The combination of (1) enhanced fault probability analysis (which improves the probability order of solutions), and (2) the integration of concepts known from the automatic test pattern generation and sequential diagnosis disciplines within a model-based, FD algorithm (which decreases the number of solutions), is a unique feature of the proposed FD research. The application to the PHS provides the essential feedback on whether the algorithmic approach meets the stringent FD requirements as found in practice.
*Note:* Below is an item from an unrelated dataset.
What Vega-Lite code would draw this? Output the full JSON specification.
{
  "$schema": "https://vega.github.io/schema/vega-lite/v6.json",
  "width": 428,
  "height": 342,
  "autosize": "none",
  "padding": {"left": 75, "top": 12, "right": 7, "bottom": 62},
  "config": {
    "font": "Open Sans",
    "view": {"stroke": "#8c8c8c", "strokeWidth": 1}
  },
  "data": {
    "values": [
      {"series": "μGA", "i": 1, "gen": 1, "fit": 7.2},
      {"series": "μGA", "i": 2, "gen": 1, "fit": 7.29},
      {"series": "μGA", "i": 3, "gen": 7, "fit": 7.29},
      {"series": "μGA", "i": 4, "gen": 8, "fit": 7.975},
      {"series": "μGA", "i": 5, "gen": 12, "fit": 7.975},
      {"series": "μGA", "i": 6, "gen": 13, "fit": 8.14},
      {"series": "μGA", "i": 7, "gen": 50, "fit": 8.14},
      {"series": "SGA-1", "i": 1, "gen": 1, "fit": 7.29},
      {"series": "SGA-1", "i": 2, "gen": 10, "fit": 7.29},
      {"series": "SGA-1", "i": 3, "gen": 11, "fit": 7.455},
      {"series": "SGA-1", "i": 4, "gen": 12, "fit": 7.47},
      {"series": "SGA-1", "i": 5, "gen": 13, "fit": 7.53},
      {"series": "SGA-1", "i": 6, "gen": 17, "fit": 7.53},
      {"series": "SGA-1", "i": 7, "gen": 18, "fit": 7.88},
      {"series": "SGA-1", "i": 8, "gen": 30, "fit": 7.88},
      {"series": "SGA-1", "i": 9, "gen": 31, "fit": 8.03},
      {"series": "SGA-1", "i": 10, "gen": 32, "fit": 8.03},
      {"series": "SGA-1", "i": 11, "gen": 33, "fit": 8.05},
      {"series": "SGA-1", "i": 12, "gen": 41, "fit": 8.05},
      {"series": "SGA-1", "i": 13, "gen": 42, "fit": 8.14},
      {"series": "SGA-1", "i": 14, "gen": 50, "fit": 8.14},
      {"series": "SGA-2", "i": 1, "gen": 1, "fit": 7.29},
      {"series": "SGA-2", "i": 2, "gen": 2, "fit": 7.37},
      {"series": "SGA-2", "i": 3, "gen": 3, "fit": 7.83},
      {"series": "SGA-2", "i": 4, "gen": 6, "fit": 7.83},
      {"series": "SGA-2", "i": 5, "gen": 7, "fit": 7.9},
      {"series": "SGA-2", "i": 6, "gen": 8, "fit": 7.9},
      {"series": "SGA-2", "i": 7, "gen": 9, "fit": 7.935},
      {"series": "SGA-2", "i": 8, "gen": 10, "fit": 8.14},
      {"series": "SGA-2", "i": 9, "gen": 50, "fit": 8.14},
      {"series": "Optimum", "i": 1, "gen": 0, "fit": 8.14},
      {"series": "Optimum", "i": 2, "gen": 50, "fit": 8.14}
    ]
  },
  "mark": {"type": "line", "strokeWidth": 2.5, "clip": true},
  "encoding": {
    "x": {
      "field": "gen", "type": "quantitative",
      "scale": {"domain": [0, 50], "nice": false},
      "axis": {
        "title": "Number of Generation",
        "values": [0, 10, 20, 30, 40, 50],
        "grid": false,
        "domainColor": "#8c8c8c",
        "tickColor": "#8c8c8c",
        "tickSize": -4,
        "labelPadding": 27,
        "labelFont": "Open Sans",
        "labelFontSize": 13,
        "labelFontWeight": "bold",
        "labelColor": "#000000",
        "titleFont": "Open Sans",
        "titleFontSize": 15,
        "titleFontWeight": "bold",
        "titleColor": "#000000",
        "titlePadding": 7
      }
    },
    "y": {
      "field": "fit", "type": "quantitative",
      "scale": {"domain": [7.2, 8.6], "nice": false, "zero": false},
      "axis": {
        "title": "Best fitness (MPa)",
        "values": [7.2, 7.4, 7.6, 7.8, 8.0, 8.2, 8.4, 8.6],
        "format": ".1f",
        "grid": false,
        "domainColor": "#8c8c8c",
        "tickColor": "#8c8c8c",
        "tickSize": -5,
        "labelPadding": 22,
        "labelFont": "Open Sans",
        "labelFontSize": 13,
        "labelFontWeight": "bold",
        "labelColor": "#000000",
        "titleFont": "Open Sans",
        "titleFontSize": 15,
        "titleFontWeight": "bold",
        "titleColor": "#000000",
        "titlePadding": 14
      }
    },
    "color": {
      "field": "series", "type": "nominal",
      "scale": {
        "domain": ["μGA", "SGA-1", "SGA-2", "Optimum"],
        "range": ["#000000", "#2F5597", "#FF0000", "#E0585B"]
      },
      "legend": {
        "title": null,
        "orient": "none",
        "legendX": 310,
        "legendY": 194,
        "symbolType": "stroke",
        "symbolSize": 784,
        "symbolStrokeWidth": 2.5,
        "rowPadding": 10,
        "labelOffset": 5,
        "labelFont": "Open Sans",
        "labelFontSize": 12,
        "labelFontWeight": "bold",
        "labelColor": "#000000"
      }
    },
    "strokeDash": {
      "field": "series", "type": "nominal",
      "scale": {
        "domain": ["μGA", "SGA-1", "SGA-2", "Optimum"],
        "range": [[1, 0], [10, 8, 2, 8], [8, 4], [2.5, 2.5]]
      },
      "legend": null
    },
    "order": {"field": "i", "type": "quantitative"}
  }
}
The main research question that will be addressed is: what is the added value of the FINESSE approach (advanced probability modeling and FD algorithm) in terms of PHS dependability. In this context, dependability is directly related to diagnostic accuracy (fault coverage, e.g., in terms of entropy loss, false true rate, and related metrics) given the key role of FD in system dependability engineering (down-time minimization, better spare part prognosis, better sensor placement, design for testability/diagnosability). Hence, the derived question is how diagnostic accuracy is improved, compared to the state-of-the-art (FD based on, e.g., CDA*). In addition, we address related research and engineering issues directly pertinent to the Oce case, such as the effect of variance in a priori probabilities on diagnostic accuracy, determining the proper prediction models for fault probability based on case studies of LogicaCMG
software, diagnostic accuracy versus cost, the impact of diagnostic accuracy on system dependability, the proper metrics for diagnostic accuracy, the effects of sensor placement on diagnostic accuracy, the effects of various algorithm parameters on diagnostic performance.